Cette année, je suis devenue une maman à la maison. Vous savez, la mère au foyer, celle qui laisse dans l’esprit du commun des mortels autant de fascination que d’interrogation. La maman à la maison est tantôt louangée, tantôt dépréciée.
Mon mari et moi avons consciencieusement choisi d’offrir notre présence à notre enfant un peu plus longtemps que ce que le Québec planifie avec son régime d’assurances parentales.
J’ai officiellement reçu la fameuse phrase : « Tu es chanceuse, tu as le luxe de le faire. » En plein Walmart, misère!
J’ai souvent lu ou entendu ce commentaire lancé banalement aux mères au foyer. Ce que j’ai envie de partager, c’est mon exaspération devant cette bêtise. En toute franchise, cela n’a pas perturbé ma journée, si ce n’est que cela a confirmé mes impressions: on vit dans un monde où tout ne se justifie que par l’argent.
Argent tabou. Non, une technicienne en bureautique, ça ne fait pas des millions. Ni un papa étudiant. Je suis abasourdie qu’on relie si rapidement le choix de rester à la maison avec le solde présumé d’un compte en banque. Comme si toute autre motivation, autre que l’aisance financière, était éclipsée.
Autant le dire tout de suite, c’est tout simplement une question de choix.
Mon ménage ne gagne pas plus que la moyenne et je demeure quand même avec mon enfant pour lui offrir un lien privilégier jusqu’à ses 2 ans. Remplir sa réserve affective étant ma principale motivation. Sans savoir pourquoi, mon jeune instinct de mère me dit que ce choix sera bénéfique pour ce petit être ultra-sensible né dans un monde ultra-tout.
Arrêter le temps pour s’aimer, se découvrir et solidifier les bases m’a semblé sage.
Il n’y a pas de débat à faire; chacun a une réalité et des aspirations différentes. À ce chapitre, je respecte sincèrement mes amies qui font d’autres choix de vie, car elles vivent en faisant ce qui est le mieux pour elles et leur famille.
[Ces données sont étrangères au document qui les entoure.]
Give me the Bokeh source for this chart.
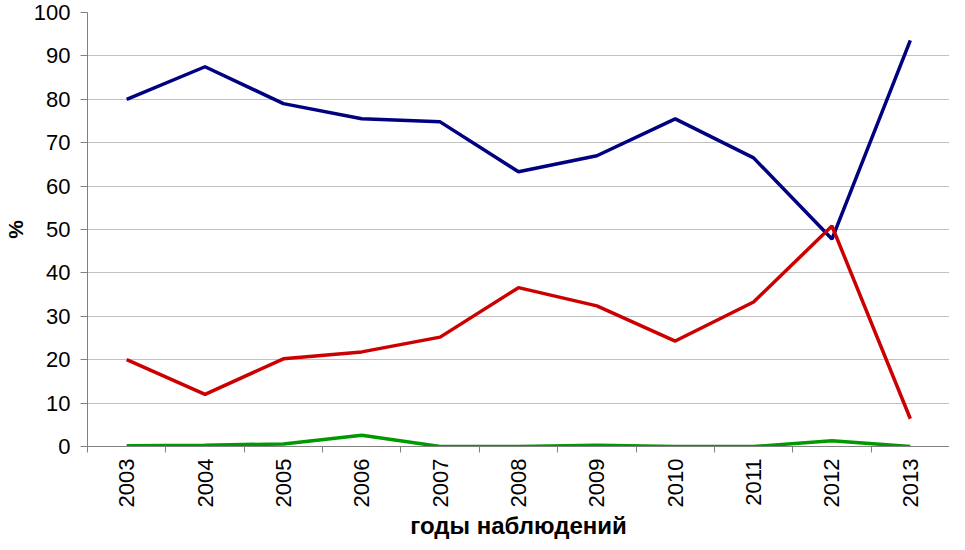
import math
from bokeh.plotting import figure
from bokeh.models import FixedTicker, Range1d
from bokeh.embed import file_html
from bokeh.resources import INLINE

years = [2003, 2004, 2005, 2006, 2007, 2008, 2009, 2010, 2011, 2012, 2013]
series_blue = [80.0, 87.5, 79.0, 75.5, 74.8, 63.3, 67.0, 75.5, 66.5, 47.8, 93.6]
series_red = [20.0, 12.0, 20.2, 21.8, 25.2, 36.6, 32.4, 24.3, 33.3, 50.8, 6.4]
series_green = [0.2, 0.3, 0.6, 2.6, 0.0, 0.0, 0.3, 0.0, 0.0, 1.3, 0.0]
y_ticks = [0, 10, 20, 30, 40, 50, 60, 70, 80, 90, 100]
x_title = "годы наблюдений"
y_title = "%"

FONT = "Liberation Sans"

p = figure(width=949, height=542, output_backend="svg", toolbar_location=None,
           x_range=Range1d(years[0] - 0.5, years[-1] + 0.5),
           y_range=Range1d(0, 100),
           min_border_left=81, min_border_right=0, min_border_top=12)
p.outline_line_color = None
p.background_fill_color = "white"
p.border_fill_color = "white"

# x axis: labels at the year, tick marks between years
p.xaxis.ticker = FixedTicker(ticks=years, minor_ticks=[y - 0.5 for y in years] + [years[-1] + 0.5])
p.xaxis.major_tick_out = 0
p.xaxis.major_tick_in = 0
p.xaxis.minor_tick_out = 6
p.xaxis.minor_tick_in = 0
p.xaxis.minor_tick_line_color = "#808080"
p.xaxis.axis_line_color = "#808080"
p.xaxis.major_label_orientation = math.pi / 2
p.xaxis.major_label_standoff = 6
p.xaxis.major_label_text_font = FONT
p.xaxis.major_label_text_font_size = "22px"
p.xaxis.major_label_text_color = "black"
p.xaxis.axis_label = x_title
p.xaxis.axis_label_text_font = FONT
p.xaxis.axis_label_text_font_size = "24px"
p.xaxis.axis_label_text_font_style = "bold"
p.xaxis.axis_label_text_color = "black"
p.xaxis.axis_label_standoff = 2
p.xaxis.formatter.use_scientific = False

# y axis
p.yaxis.ticker = FixedTicker(ticks=y_ticks, minor_ticks=[])
p.yaxis.major_tick_out = 7
p.yaxis.major_tick_in = 0
p.yaxis.major_tick_line_color = "#808080"
p.yaxis.axis_line_color = "#808080"
p.yaxis.major_label_standoff = 10
p.yaxis.major_label_text_font = FONT
p.yaxis.major_label_text_font_size = "22px"
p.yaxis.major_label_text_color = "black"
p.yaxis.axis_label = y_title
p.yaxis.axis_label_text_font = FONT
p.yaxis.axis_label_text_font_size = "21px"
p.yaxis.axis_label_text_font_style = "bold"
p.yaxis.axis_label_text_color = "black"
p.yaxis.axis_label_standoff = 4

p.xgrid.grid_line_color = None
p.ygrid.grid_line_color = "#808080"
p.ygrid.grid_line_dash = "1 1"
p.ygrid.grid_line_width = 1

p.line(years, series_blue, line_color="#000080", line_width=3.5)
p.line(years, series_red, line_color="#CC0000", line_width=3.5)
p.line(years, series_green, line_color="#009900", line_width=3.5)

open("out.html", "w").write(file_html(p, INLINE))
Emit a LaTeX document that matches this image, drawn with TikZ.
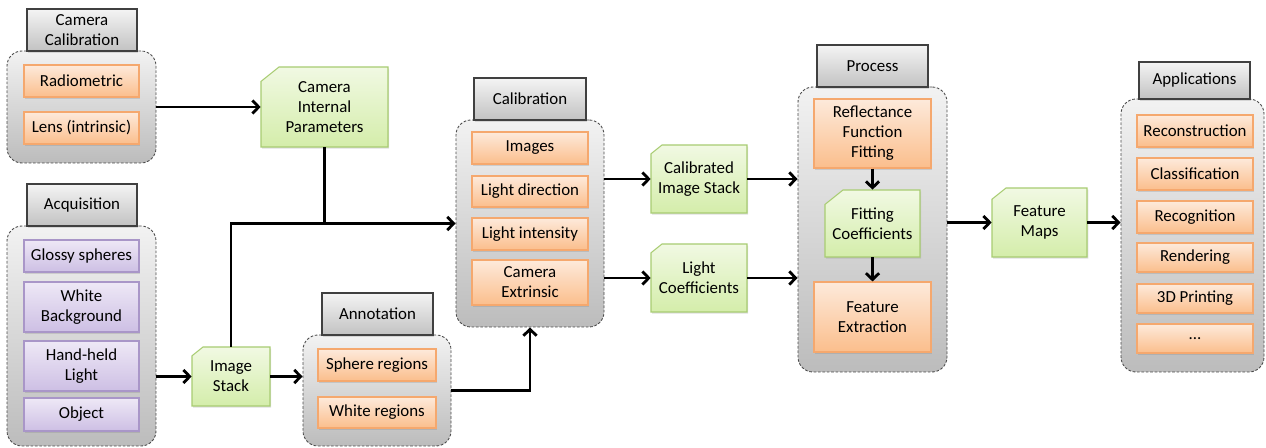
\documentclass[tikz,border=0pt]{standalone}
\usepackage{fontspec}
\setmainfont{Carlito}
\usetikzlibrary{arrows.meta,fit,shadows}
\definecolor{ortop}{HTML}{FDEADB}
\definecolor{orbot}{HTML}{FBBE8C}
\definecolor{orline}{HTML}{F5A86E}
\definecolor{putop}{HTML}{EEE8F6}
\definecolor{pubot}{HTML}{CDBFE4}
\definecolor{puline}{HTML}{A996C8}
\definecolor{grtop}{HTML}{F1F9E3}
\definecolor{grbot}{HTML}{D4EDAA}
\definecolor{grline}{HTML}{A8CC72}
\definecolor{tabtop}{HTML}{F4F4F4}
\definecolor{tabbot}{HTML}{C2C2C2}
\definecolor{tabline}{HTML}{404040}
\definecolor{grptop}{HTML}{F2F2F2}
\definecolor{grpbot}{HTML}{BCBCBC}
\definecolor{grpline}{HTML}{4A4A4A}
\newcommand\lbl{\fontsize{9.6}{11.4}\selectfont}
\tikzset{
  x={(0.02cm,0)}, y={(0,-0.02cm)},
  shad/.style={drop shadow={opacity=0.25,shadow xshift=0.7pt,shadow yshift=-0.9pt}},
  grp/.style={draw=grpline, dash pattern=on 1.5pt off 1pt, line width=0.5pt,
    rounded corners=0.3cm, top color=grptop, bottom color=grpbot, inner sep=0},
  tabbox/.style={draw=tabline, line width=0.6pt, top color=tabtop, bottom color=tabbot,
    inner sep=0, align=center, font=\lbl, shad},
  item/.style={draw=orline, line width=0.6pt, top color=ortop, bottom color=orbot,
    inner sep=0, align=center, font=\lbl, shad},
  pitem/.style={item, draw=puline, top color=putop, bottom color=pubot},
  docshade/.style={draw=grline, line width=0.6pt, top color=grtop, bottom color=grbot, shad},
  doctext/.style={inner sep=0, align=center, font=\lbl},
  arr/.style={line width=1.6pt, -{Straight Barb[length=3.6pt,width=7.5pt]}},
  ln/.style={line width=1.6pt}
}
\newcommand\docbox[6][12]{%
  \shade[docshade] (#3,#4+0.8*#1) -- (#3+#1,#4) -- (#5,#4) -- (#5,#6) -- (#3,#6) -- cycle;
  \node[doctext, fit={(#3,#4)(#5,#6)}] (#2) {};}
\begin{document}
\begin{tikzpicture}
\useasboundingbox (0,0) rectangle (1266,448);
% ---------- Camera Calibration
\node[grp, fit={(7,51)(156,163)}] (camc) {};
\node[tabbox, fit={(27,9)(137,51)}] (camt) {};
\node[font=\lbl, align=center] at (camt.center) {Camera\\Calibration};
\node[item, fit={(24,65)(139,97)}] (rad) {};
\node[font=\lbl] at (rad.center) {Radiometric};
\node[item, fit={(24,112)(139,144)}] (lens) {};
\node[font=\lbl] at (lens.center) {Lens (intrinsic)};
% ---------- Acquisition
\node[grp, fit={(7,226)(156,446)}] (acqc) {};
\node[tabbox, fit={(27,184)(137,226)}] (acqt) {};
\node[font=\lbl] at (acqt.center) {Acquisition};
\node[pitem, fit={(24,240)(139,272)}] (glossy) {};
\node[font=\lbl] at (glossy.center) {Glossy spheres};
\node[pitem, fit={(24,282)(139,332)}] (white) {};
\node[font=\lbl, align=center] at (white.center) {White\\Background};
\node[pitem, fit={(24,341)(139,391)}] (hand) {};
\node[font=\lbl, align=center] at (hand.center) {Hand-held\\Light};
\node[pitem, fit={(24,398)(139,431)}] (obj) {};
\node[font=\lbl] at (obj.center) {Object};
% ---------- data boxes
\docbox[18]{cip}{261}{67}{388}{147}
\node[font=\lbl, align=center] at (cip.center) {Camera\\Internal\\Parameters};
\docbox[11]{imgs}{192}{347}{270}{406}
\node[font=\lbl, align=center] at (imgs.center) {Image\\Stack};
% ---------- Annotation
\node[grp, fit={(303,335)(451,446)}] (annc) {};
\node[tabbox, fit={(322,293)(433,335)}] (annt) {};
\node[font=\lbl] at (annt.center) {Annotation};
\node[item, fit={(318,349)(436,381)}] (sph) {};
\node[font=\lbl] at (sph.center) {Sphere regions};
\node[item, fit={(318,397)(436,428)}] (whr) {};
\node[font=\lbl] at (whr.center) {White regions};
% ---------- Calibration
\node[grp, fit={(456,120)(604,327)}] (calc) {};
\node[tabbox, fit={(474,78)(586,120)}] (calt) {};
\node[font=\lbl] at (calt.center) {Calibration};
\node[item, fit={(472,132)(588,164)}] (imgi) {};
\node[font=\lbl] at (imgi.center) {Images};
\node[item, fit={(472,176)(588,207)}] (ldir) {};
\node[font=\lbl] at (ldir.center) {Light direction};
\node[item, fit={(472,218)(588,250)}] (lint) {};
\node[font=\lbl] at (lint.center) {Light intensity};
\node[item, fit={(472,260)(588,305)}] (cext) {};
\node[font=\lbl, align=center] at (cext.center) {Camera\\Extrinsic};
\docbox[11]{cis}{651}{145}{747}{213}
\node[font=\lbl, align=center] at (cis.center) {Calibrated\\Image Stack};
\docbox[11]{lc}{651}{244}{747}{312}
\node[font=\lbl, align=center] at (lc.center) {Light\\Coefficients};
% ---------- Process
\node[grp, fit={(798,87)(947,372)}] (procc) {};
\node[tabbox, fit={(817,45)(928,87)}] (proct) {};
\node[font=\lbl] at (proct.center) {Process};
\node[item, fit={(814,99)(931,168)}] (rff) {};
\node[font=\lbl, align=center] at (rff.center) {Reflectance\\Function\\Fitting};
\docbox[18]{fc}{825}{190}{920}{257}
\node[font=\lbl, align=center] at (fc.center) {Fitting\\Coefficients};
\node[item, fit={(814,282)(931,352)}] (fe) {};
\node[font=\lbl, align=center] at (fe.center) {Feature\\Extraction};
\docbox[14]{fm}{992}{188}{1087}{257}
\node[font=\lbl, align=center] at (fm.center) {Feature\\Maps};
% ---------- Applications
\node[grp, fit={(1121,99)(1264,372)}] (appc) {};
\node[tabbox, fit={(1139,62)(1250,99)}] (appt) {};
\node[font=\lbl] at (appt.center) {Applications};
\node[item, fit={(1137,115)(1253,147)}] (rec) {};
\node[font=\lbl] at (rec.center) {Reconstruction};
\node[item, fit={(1137,158)(1253,190)}] (cla) {};
\node[font=\lbl] at (cla.center) {Classification};
\node[item, fit={(1137,201)(1253,233)}] (rcg) {};
\node[font=\lbl] at (rcg.center) {Recognition};
\node[item, fit={(1137,243)(1253,272)}] (ren) {};
\node[font=\lbl] at (ren.center) {Rendering};
\node[item, fit={(1137,284)(1253,313)}] (prt) {};
\node[font=\lbl] at (prt.center) {3D Printing};
\node[item, fit={(1137,324)(1253,353)}] (dots) {};
\node[font=\lbl] at (dots.center) {...};
% ---------- connectors
\draw[arr] (camc.east |- cip.west) -- (cip.west);
\draw[arr] (acqc.east |- imgs.west) -- (imgs.west);
\draw[arr] (imgs.east) -- (imgs.east -| annc.west);
\draw[arr] (imgs.north) |- (calc.west);
\draw[ln] (cip.south) -- (cip.south |- calc.west);
\draw[arr] (annc.east) -| (calc.south);
\draw[arr] (calc.east |- cis.west) -- (cis.west);
\draw[arr] (calc.east |- lc.west) -- (lc.west);
\draw[arr] (cis.east) -- (cis.east -| procc.west);
\draw[arr] (lc.east) -- (lc.east -| procc.west);
\draw[arr] (rff.south) -- (fc.north);
\draw[arr] (fc.south) -- (fe.north);
\draw[arr] (procc.east |- fm.west) -- (fm.west);
\draw[arr] (fm.east) -- (fm.east -| appc.west);
\end{tikzpicture}
\end{document}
Seulement, parfois doit-on se souvenir qu’on a davantage le choix qu’on ne le pense. Vivre en misant concrètement sur ses priorités est un choix. Demeurer à la maison est plus abordable qu’on le pense (tant qu’à parler d’argent). Du moins, à condition d’être prêt à relever des défis. Dans mon cas, vivre de menus revenus a impliqué d’importantes décisions: reporter des projets, faire des compressions budgétaires et utiliser des années d’économies.
Mon secret? Consommer de façon responsable et… courir les sous-sols d’église.
Dans un monde où on valorise d’être reconnu au travail, de se démarquer, d’être indépendant financièrement, d’être vêtu selon ses humeurs, de posséder… tout! Cela relève du domaine de la marginalité que de s’habiller dans les friperies, de ne posséder qu’un téléphone pour deux, qu’une voiture, aucun service de télévision, aucun abonnement au gym, ou je-ne-sais-plus-quoi-d’autre-que-je-manque.
Vivre à contre-courant, mais Vivre.
Comme beaucoup d’autres mamans à la maison, je retourne vidée dans mon lit, mais paisible. Je dois attendre la sieste pour avoir un pseudo moment à moi (comprendre: préparer le souper, plier les vêtements, etc.), mais je suis heureuse.
Je cours après le temps, mais j’en ai! Le temps est toujours aussi précieux, mais n’existe plus de la même manière. Il passe, mais me laisse la certitude qu’il sera encore là pour moi et mon fils demain, après-demain, lundi matin… Le temps fait sa petite affaire, alors que je fais la mienne sans pression.
Le temps, ça ne s’achète pas.
Afin de vivre simplement sans sentir de privation, je dois être créative et débrouillarde. Je dois faire des choix de consommation durable, qui m’amènent à penser au monde dans sa globalité plutôt qu’à moi-même; à l’avenir, plutôt qu’à l’éphémère. Et si mon fils s’en empreint d’une façon ou d’une autre, j’en serai très fière.
Mais, tout ça pour quoi déjà?
Pour le bonheur de vivre selon mes valeurs et de réaliser mon rêve.
Ça, ça vaut de l’or… mais ce n’est pas du luxe!